Fonte: STJ 

Por unanimidade, a Terceira Turma do Superior Tribunal de Justiça (STJ) decidiu que, na discussão sobre a impenhorabilidade de pequena propriedade rural, o ônus de comprovar que as terras são trabalhadas pela família recai sobre o executado, dono do imóvel.

Além disso, para o colegiado, o fato de os devedores serem proprietários de outros imóveis não impede o reconhecimento da impenhorabilidade, desde que os terrenos sejam contínuos e a soma das áreas não ultrapasse quatro módulos fiscais.

Com base nesse entendimento, os ministros determinaram o retorno de um processo ao Tribunal de Justiça de Minas Gerais (TJMG) para que, em novo julgamento, avalie se o imóvel é ou não penhorável.

Na execução de uma dívida contra o produtor rural, a impugnação à penhora foi rejeitada sob o fundamento de falta de prova de que a propriedade seja trabalhada pela família ou lhe sirva de moradia. O juízo também considerou inviável o acolhimento da tese de impenhorabilidade, pois os devedores são proprietários de outros imóveis. O TJMG negou provimento ao recurso dos proprietários sob o argumento de que eles não comprovaram os requisitos da impenhorabilidade.

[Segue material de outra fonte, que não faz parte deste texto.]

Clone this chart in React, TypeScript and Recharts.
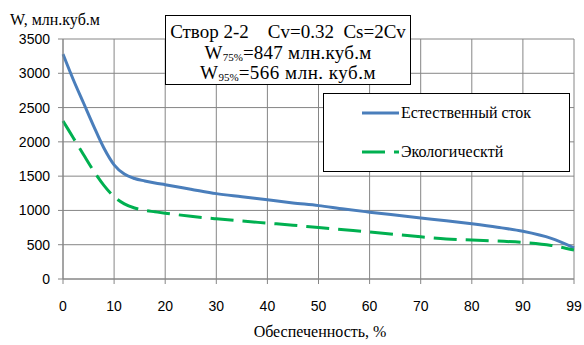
import React from 'react';
import { LineChart, Line, XAxis, YAxis, CartesianGrid, Legend } from 'recharts';

// обеспеченность, %
const prob = [0, 2, 4, 6, 8, 10, 12, 14, 16, 18, 20, 25, 30, 35, 40, 45, 50, 55, 60, 65, 70, 75, 80, 85, 90, 95, 99];
const naturalFlow = [3280, 2910, 2570, 2230, 1910, 1665, 1530, 1465, 1430, 1400, 1375, 1310, 1245, 1200, 1155, 1110, 1070, 1020, 975, 932, 890, 850, 805, 755, 695, 592, 455];
const ecoFlow = [2305, 2060, 1815, 1575, 1365, 1200, 1095, 1035, 1000, 980, 960, 915, 878, 845, 815, 785, 750, 718, 686, 650, 615, 585, 568, 553, 534, 490, 422];

const xTickLabels = ['0', '10', '20', '30', '40', '50', '60', '70', '80', '90', '99'];
const yTicks = [0, 500, 1000, 1500, 2000, 2500, 3000, 3500];

const BLUE = '#4A7EBB';
const GREEN = '#00B050';
const GRID = '#868686';
const SERIF = 'Liberation Serif';
const SANS = 'Liberation Sans';

// the category axis puts 99 where 100 would be
const toAxis = (p: number) => (p <= 90 ? p : 90 + ((p - 90) * 10) / 9);

const data = prob.map((p, i) => ({
  x: toAxis(p),
  natural: naturalFlow[i],
  eco: ecoFlow[i],
}));

const xTicks = xTickLabels.map((_, i) => i * 10);

const renderLegend = (props: any) => {
  const items = props.payload || [];
  return (
    <div
      style={{
        position: 'relative',
        width: 247,
        height: 79,
        border: '1px solid #000',
        boxSizing: 'border-box',
        background: '#fff',
      }}
    >
      <svg width={247} height={79} style={{ position: 'absolute', left: -1, top: -1 }}>
        <line x1={39} x2={76} y1={20} y2={20} stroke={BLUE} strokeWidth={3} />
        <line x1={39} x2={76} y1={59} y2={59} stroke={GREEN} strokeWidth={3} strokeDasharray="23 9" />
      </svg>
      {items.map((item: any, i: number) => (
        <div
          key={item.value}
          style={{
            position: 'absolute',
            left: 77,
            top: (i === 0 ? 20 : 59) - 11,
            lineHeight: '20px',
            fontFamily: SERIF,
            fontSize: 16,
            color: '#000',
            whiteSpace: 'nowrap',
          }}
        >
          {item.value}
        </div>
      ))}
    </div>
  );
};

const sub = { fontSize: 11, verticalAlign: '-2px', letterSpacing: 0 } as React.CSSProperties;

export default function App() {
  return (
    <div style={{ position: 'absolute', left: 0, top: 0, width: 584, height: 345, background: '#fff' }}>
      <LineChart width={584} height={345} data={data} margin={{ top: 39, right: 10, bottom: 26, left: 0 }}>
        <CartesianGrid stroke={GRID} strokeWidth={1} />
        <XAxis
          type="number"
          dataKey="x"
          domain={[0, 100]}
          ticks={xTicks}
          tickFormatter={(v: number) => xTickLabels[Math.round(v / 10)]}
          height={40}
          stroke={GRID}
          tickSize={5}
          tickMargin={17}
          tick={{ fill: '#000', fontSize: 14, fontFamily: SANS }}
        />
        <YAxis
          domain={[0, 3500]}
          ticks={yTicks}
          width={63}
          stroke={GRID}
          tickSize={5}
          tickMargin={8}
          tick={{ fill: '#000', fontSize: 14, fontFamily: SANS }}
        />
        <Legend
          layout="horizontal"
          verticalAlign="middle"
          align="center"
          content={renderLegend}
          wrapperStyle={{ left: 323, top: 93, width: 247, height: 79 }}
        />
        <Line
          type="monotone"
          dataKey="natural"
          name="Естественный сток"
          stroke={BLUE}
          strokeWidth={3}
          dot={false}
          isAnimationActive={false}
        />
        <Line
          type="monotone"
          dataKey="eco"
          name="Экологическтй"
          stroke={GREEN}
          strokeWidth={3}
          strokeDasharray="23 9"
          dot={false}
          isAnimationActive={false}
        />
      </LineChart>

      <div style={{ position: 'absolute', left: 10, top: 10, lineHeight: '20px', fontFamily: SERIF, fontSize: 16, whiteSpace: 'nowrap' }}>
        W, млн.куб.м
      </div>
      <div style={{ position: 'absolute', left: 0, width: 640, top: 322, textAlign: 'center', lineHeight: '20px', fontFamily: SERIF, fontSize: 16 }}>
        Обеспеченность, %
      </div>

      <div
        style={{
          position: 'absolute',
          left: 165,
          top: 15,
          width: 246,
          height: 70,
          border: '1px solid #000',
          boxSizing: 'border-box',
          background: '#fff',
          fontFamily: SERIF,
          fontSize: 19,
          textAlign: 'center',
          whiteSpace: 'pre',
        }}
      >
        <div style={{ position: 'absolute', left: 0, right: 0, top: 5, lineHeight: '22px' }}>{'Створ 2-2    Cv=0.32  Cs=2Cv'}</div>
        <div style={{ position: 'absolute', left: 0, right: 0, top: 26, lineHeight: '22px', letterSpacing: 0.25 }}>
          W<span style={sub}>75%</span>=847 млн.куб.м
        </div>
        <div style={{ position: 'absolute', left: 0, right: 0, top: 46, lineHeight: '22px', letterSpacing: 0.5 }}>
          W<span style={sub}>95%</span>=566 млн. куб.м
        </div>
      </div>
    </div>
  );
}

No recurso ao STJ, os devedores argumentaram que o imóvel penhorado tem área inferior a quatro módulos fiscais e que a soma dos demais terrenos que possuem está compreendida nesse limite legal.

Lacuna legislativa

Segundo a ministra Nancy Andrighi, relatora, para reconhecer a impenhorabilidade, como preceitua o artigo 833, VIII, do Código de Processo Civil de 2015 (CPC/2015), é preciso que o imóvel se qualifique como pequena propriedade rural, nos termos da lei, e que seja explorado pela família.

Entretanto, segundo a ministra, não há uma lei definindo o que seja pequena propriedade rural para fins de impenhorabilidade. Ela explicou que, diante da lacuna legislativa, a jurisprudência tem tomado emprestado o conceito estabelecido na Lei 8.629/1993, que enquadra como pequeno o imóvel rural “de área até quatro módulos fiscais, respeitada a fração mínima de parcelamento”.

Como lembrou a relatora, a Terceira Turma já considerava, na vigência do CPC/1973, que o reconhecimento da impenhorabilidade exigia do devedor a comprovação de que a propriedade é pequena e se destina à exploração familiar (REsp 492.934 e REsp 177.641). E a regra geral prevista no artigo 373 do CPC/2015 – acrescentou a magistrada – estabelece que o ônus de demonstrar a veracidade do fato é da parte que o alega.

Para a magistrada, a legislação é expressa ao condicionar o reconhecimento da impenhorabilidade da pequena propriedade rural à sua exploração familiar.

“Isentar o devedor de comprovar a efetiva satisfação desse requisito legal e transferir a prova negativa ao credor importaria em desconsiderar o propósito que orientou a criação dessa norma, o qual consiste em assegurar os meios para a manutenção da subsistência do executado e de sua família”, afirmou.

Proteção constitucional

Nancy Andrighi destacou também que ser proprietário de um único imóvel rural não é pressuposto para o reconhecimento da impenhorabilidade. “A imposição dessa condição, enquanto não prevista em lei, é incompatível com o viés protetivo que norteia o artigo 5º, XXVI, da Constituição Federal e o artigo 833, VIII, do CPC/2015”, completou.

Segundo ela, se os terrenos forem contínuos e a soma de suas áreas não ultrapassar quatro módulos fiscais, a pequena propriedade rural será impenhorável. Caso a área total seja maior, a proteção se limitará a quatro módulos fiscais (REsp 819.322).

Por outro lado – comentou a ministra –, se o devedor for titular de mais de um imóvel rural, não contínuos, mas todos explorados pela família e de até quatro módulos fiscais, a solução mais adequada é proteger uma das propriedades e autorizar que as demais sejam penhoradas para a quitação da dívida, como forma de viabilizar a continuidade do trabalho do pequeno produtor e, simultaneamente, não embaraçar a efetividade da Justiça.

Especificidades

No caso analisado, a relatora entendeu que o fato de o imóvel ser explorado pela família é incontroverso, mas o TJMG não verificou se os outros terrenos dos devedores são contínuos e se também são trabalhados pela família; por isso, o processo foi devolvido para novo julgamento.

Ao dar provimento parcial ao recurso dos devedores, a ministra observou que, a partir da análise das especificidades do caso, o julgador poderá autorizar a substituição do bem penhorado por outro igualmente eficaz e menos oneroso para o executado, em observância ao princípio da menor onerosidade da execução.